“My mother was against my joining the soldiers in our town. But when she was killed by the rebels, I had to do something. Also we had no food, nothing to eat, but the soldiers always had more food. It was how I became part of the soldiers” (Francis 7).
In the world, there are about 300,000 children recruited as child soldiers (Hill 1). One-third of this number of children fight and serve for the government military or rebel groups in Africa (Hill 1). “According to the United Nations Convention on the Rights of the Child, child soldiers are defined as all children engaged in hostilities under age 18. Although they are under 18, the roles of children in armed conflict are not limited because of their young age. Some children fight on the front lines of combat. Others perform manual labor, such as digging trenches, working in the kitchen, or carrying food, ammunition, or other supplies, often for long distances. Still others, primarily female children and adolescents, are reduced to sexual servants for military and rebel leaders” (Hill 1).
War Child started in 1999 is based of United Kingdom.
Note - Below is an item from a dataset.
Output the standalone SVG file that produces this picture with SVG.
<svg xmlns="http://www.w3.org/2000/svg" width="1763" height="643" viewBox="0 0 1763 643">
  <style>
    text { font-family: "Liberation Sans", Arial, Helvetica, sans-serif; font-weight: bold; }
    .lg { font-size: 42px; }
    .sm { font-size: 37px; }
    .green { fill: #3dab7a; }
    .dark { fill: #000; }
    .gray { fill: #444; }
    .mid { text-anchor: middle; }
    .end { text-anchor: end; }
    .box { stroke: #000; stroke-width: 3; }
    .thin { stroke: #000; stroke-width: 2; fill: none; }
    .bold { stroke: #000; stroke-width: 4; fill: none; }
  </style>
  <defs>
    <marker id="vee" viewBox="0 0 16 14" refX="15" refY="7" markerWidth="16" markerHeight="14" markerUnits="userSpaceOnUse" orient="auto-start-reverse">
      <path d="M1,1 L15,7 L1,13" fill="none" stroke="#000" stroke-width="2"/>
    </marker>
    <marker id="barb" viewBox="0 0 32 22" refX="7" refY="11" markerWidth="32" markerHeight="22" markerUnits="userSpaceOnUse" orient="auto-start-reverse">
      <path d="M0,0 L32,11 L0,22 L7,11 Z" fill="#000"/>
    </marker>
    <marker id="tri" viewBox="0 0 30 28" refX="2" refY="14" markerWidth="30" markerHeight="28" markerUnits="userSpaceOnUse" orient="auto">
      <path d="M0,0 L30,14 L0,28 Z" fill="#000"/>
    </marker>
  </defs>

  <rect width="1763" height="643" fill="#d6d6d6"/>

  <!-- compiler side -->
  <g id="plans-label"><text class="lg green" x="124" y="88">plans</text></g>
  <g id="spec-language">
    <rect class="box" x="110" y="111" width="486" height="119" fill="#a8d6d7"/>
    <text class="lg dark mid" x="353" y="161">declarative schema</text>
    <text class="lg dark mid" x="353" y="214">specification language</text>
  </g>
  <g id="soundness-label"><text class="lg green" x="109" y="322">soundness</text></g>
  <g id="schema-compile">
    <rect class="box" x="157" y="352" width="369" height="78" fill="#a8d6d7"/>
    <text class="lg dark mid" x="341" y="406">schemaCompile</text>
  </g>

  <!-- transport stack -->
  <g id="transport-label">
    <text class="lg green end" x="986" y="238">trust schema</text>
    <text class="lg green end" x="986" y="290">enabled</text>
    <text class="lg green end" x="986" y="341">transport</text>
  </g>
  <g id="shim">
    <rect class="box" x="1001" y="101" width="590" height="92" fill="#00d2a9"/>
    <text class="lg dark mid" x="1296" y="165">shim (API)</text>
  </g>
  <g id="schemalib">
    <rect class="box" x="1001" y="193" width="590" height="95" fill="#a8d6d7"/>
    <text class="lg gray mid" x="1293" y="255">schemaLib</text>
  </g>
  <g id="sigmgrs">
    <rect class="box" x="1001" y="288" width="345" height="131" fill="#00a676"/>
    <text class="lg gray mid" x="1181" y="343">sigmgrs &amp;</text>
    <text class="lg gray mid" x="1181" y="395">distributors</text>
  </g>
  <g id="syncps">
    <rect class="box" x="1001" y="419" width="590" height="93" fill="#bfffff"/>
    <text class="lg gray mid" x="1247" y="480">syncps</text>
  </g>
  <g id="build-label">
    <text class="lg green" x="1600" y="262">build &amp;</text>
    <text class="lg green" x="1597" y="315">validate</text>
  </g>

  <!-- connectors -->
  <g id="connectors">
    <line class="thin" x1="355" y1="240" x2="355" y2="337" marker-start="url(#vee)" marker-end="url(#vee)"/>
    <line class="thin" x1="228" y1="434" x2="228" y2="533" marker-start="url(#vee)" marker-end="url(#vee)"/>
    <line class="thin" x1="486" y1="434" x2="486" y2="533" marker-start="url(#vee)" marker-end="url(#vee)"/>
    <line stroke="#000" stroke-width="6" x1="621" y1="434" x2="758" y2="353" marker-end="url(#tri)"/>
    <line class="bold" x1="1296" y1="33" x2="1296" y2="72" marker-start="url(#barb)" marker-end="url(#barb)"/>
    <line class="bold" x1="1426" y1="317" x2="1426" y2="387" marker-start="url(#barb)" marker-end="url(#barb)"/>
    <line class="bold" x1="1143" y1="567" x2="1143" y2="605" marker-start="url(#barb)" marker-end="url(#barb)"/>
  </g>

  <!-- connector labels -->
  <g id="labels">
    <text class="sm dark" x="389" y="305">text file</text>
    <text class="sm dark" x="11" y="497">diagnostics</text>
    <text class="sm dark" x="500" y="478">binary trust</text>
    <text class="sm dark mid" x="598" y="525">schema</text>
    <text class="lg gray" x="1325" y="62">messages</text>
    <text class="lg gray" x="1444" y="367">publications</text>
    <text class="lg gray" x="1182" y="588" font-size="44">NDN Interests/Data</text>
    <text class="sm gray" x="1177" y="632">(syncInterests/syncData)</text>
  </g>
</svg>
War Child’s mission is to reinforce and enhance the protection and livelihoods of children living in an insecure and poor environment.”
This paper will analyze, critique, and offer improvements for improving the lives of child soldiers in Africa: providing social services and aids to ensure children’s mental and physical health care, helping the reunification of former child soldiers with family members, and providing educational and vocational skill programs for their reintegration into the civil society.
Child soldiers undergo post-traumatic stress disorder (PTSD) after participating in armed conflicts (Hill 1). For child soldiers to ...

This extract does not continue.